**WHAT IS BEING ASKED:** Transcribe the listing exactly, leaving out every picture.

**MATERIAL:**
-=-=-

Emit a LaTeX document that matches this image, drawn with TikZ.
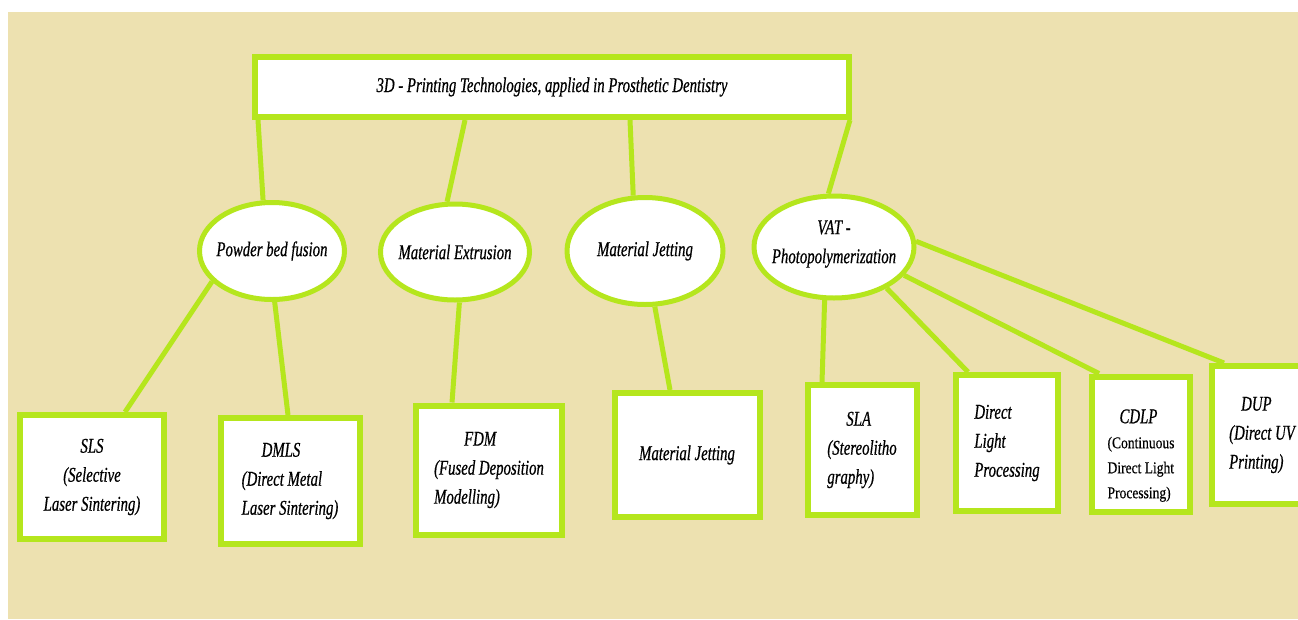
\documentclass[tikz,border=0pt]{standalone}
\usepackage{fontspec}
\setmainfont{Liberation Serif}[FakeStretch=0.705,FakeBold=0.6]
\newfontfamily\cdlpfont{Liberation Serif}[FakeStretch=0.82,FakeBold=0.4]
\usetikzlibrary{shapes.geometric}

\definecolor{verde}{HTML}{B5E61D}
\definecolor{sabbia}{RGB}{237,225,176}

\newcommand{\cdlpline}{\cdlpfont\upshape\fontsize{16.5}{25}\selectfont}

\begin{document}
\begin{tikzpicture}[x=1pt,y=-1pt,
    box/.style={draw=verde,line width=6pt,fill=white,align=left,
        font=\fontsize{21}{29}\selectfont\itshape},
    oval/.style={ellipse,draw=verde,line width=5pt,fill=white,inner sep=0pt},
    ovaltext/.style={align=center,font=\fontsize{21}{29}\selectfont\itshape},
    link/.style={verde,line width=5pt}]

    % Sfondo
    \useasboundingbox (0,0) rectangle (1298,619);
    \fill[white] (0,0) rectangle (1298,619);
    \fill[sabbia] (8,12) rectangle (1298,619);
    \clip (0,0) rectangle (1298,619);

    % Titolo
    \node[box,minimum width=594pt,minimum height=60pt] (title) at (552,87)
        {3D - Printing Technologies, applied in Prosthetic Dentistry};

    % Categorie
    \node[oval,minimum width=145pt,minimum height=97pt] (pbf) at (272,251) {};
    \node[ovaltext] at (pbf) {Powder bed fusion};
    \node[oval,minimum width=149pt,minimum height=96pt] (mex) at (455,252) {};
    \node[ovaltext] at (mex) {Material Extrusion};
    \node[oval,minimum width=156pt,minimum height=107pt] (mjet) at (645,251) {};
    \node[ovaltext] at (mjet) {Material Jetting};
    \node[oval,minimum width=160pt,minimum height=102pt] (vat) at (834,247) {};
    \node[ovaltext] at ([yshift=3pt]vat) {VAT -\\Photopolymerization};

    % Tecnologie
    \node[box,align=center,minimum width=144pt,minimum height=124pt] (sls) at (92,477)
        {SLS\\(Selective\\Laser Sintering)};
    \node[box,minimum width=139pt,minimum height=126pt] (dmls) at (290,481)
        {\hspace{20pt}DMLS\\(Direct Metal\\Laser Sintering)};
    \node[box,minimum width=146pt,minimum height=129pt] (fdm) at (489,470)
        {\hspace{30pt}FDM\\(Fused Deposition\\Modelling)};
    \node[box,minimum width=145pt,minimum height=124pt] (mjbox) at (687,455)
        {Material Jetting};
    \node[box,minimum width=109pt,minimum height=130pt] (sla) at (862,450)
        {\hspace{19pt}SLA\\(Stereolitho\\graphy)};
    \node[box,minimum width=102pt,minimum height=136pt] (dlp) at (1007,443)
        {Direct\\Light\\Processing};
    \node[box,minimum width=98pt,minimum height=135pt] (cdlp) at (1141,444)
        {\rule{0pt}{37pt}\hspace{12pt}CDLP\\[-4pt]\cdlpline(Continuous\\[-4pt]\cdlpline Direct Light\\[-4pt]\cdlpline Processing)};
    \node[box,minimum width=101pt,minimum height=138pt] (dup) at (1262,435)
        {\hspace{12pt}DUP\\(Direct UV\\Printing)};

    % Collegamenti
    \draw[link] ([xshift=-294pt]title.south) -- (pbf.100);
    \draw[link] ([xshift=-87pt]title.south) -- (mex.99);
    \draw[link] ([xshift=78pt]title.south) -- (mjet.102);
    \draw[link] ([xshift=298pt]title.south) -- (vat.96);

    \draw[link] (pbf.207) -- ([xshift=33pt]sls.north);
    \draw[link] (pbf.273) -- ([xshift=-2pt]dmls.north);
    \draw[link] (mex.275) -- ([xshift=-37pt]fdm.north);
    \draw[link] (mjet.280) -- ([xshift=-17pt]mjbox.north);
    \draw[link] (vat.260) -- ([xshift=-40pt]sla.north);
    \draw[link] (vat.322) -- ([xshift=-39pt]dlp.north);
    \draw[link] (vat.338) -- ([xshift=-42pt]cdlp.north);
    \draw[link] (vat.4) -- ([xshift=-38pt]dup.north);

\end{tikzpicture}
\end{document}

-=-=-

**EXERCISE RESPONSE:**
Emit a LaTeX document that matches this image, drawn with TikZ.
\documentclass[tikz,border=0pt]{standalone}
\usepackage{fontspec}
\setmainfont{Liberation Serif}[FakeStretch=0.705,FakeBold=0.6]
\newfontfamily\cdlpfont{Liberation Serif}[FakeStretch=0.82,FakeBold=0.4]
\usetikzlibrary{shapes.geometric}

\definecolor{verde}{HTML}{B5E61D}
\definecolor{sabbia}{RGB}{237,225,176}

\newcommand{\cdlpline}{\cdlpfont\upshape\fontsize{16.5}{25}\selectfont}

\begin{document}
\begin{tikzpicture}[x=1pt,y=-1pt,
    box/.style={draw=verde,line width=6pt,fill=white,align=left,
        font=\fontsize{21}{29}\selectfont\itshape},
    oval/.style={ellipse,draw=verde,line width=5pt,fill=white,inner sep=0pt},
    ovaltext/.style={align=center,font=\fontsize{21}{29}\selectfont\itshape},
    link/.style={verde,line width=5pt}]

    % Sfondo
    \useasboundingbox (0,0) rectangle (1298,619);
    \fill[white] (0,0) rectangle (1298,619);
    \fill[sabbia] (8,12) rectangle (1298,619);
    \clip (0,0) rectangle (1298,619);

    % Titolo
    \node[box,minimum width=594pt,minimum height=60pt] (title) at (552,87)
        {3D - Printing Technologies, applied in Prosthetic Dentistry};

    % Categorie
    \node[oval,minimum width=145pt,minimum height=97pt] (pbf) at (272,251) {};
    \node[ovaltext] at (pbf) {Powder bed fusion};
    \node[oval,minimum width=149pt,minimum height=96pt] (mex) at (455,252) {};
    \node[ovaltext] at (mex) {Material Extrusion};
    \node[oval,minimum width=156pt,minimum height=107pt] (mjet) at (645,251) {};
    \node[ovaltext] at (mjet) {Material Jetting};
    \node[oval,minimum width=160pt,minimum height=102pt] (vat) at (834,247) {};
    \node[ovaltext] at ([yshift=3pt]vat) {VAT -\\Photopolymerization};

    % Tecnologie
    \node[box,align=center,minimum width=144pt,minimum height=124pt] (sls) at (92,477)
        {SLS\\(Selective\\Laser Sintering)};
    \node[box,minimum width=139pt,minimum height=126pt] (dmls) at (290,481)
        {\hspace{20pt}DMLS\\(Direct Metal\\Laser Sintering)};
    \node[box,minimum width=146pt,minimum height=129pt] (fdm) at (489,470)
        {\hspace{30pt}FDM\\(Fused Deposition\\Modelling)};
    \node[box,minimum width=145pt,minimum height=124pt] (mjbox) at (687,455)
        {Material Jetting};
    \node[box,minimum width=109pt,minimum height=130pt] (sla) at (862,450)
        {\hspace{19pt}SLA\\(Stereolitho\\graphy)};
    \node[box,minimum width=102pt,minimum height=136pt] (dlp) at (1007,443)
        {Direct\\Light\\Processing};
    \node[box,minimum width=98pt,minimum height=135pt] (cdlp) at (1141,444)
        {\rule{0pt}{37pt}\hspace{12pt}CDLP\\[-4pt]\cdlpline(Continuous\\[-4pt]\cdlpline Direct Light\\[-4pt]\cdlpline Processing)};
    \node[box,minimum width=101pt,minimum height=138pt] (dup) at (1262,435)
        {\hspace{12pt}DUP\\(Direct UV\\Printing)};

    % Collegamenti
    \draw[link] ([xshift=-294pt]title.south) -- (pbf.100);
    \draw[link] ([xshift=-87pt]title.south) -- (mex.99);
    \draw[link] ([xshift=78pt]title.south) -- (mjet.102);
    \draw[link] ([xshift=298pt]title.south) -- (vat.96);

    \draw[link] (pbf.207) -- ([xshift=33pt]sls.north);
    \draw[link] (pbf.273) -- ([xshift=-2pt]dmls.north);
    \draw[link] (mex.275) -- ([xshift=-37pt]fdm.north);
    \draw[link] (mjet.280) -- ([xshift=-17pt]mjbox.north);
    \draw[link] (vat.260) -- ([xshift=-40pt]sla.north);
    \draw[link] (vat.322) -- ([xshift=-39pt]dlp.north);
    \draw[link] (vat.338) -- ([xshift=-42pt]cdlp.north);
    \draw[link] (vat.4) -- ([xshift=-38pt]dup.north);

\end{tikzpicture}
\end{document}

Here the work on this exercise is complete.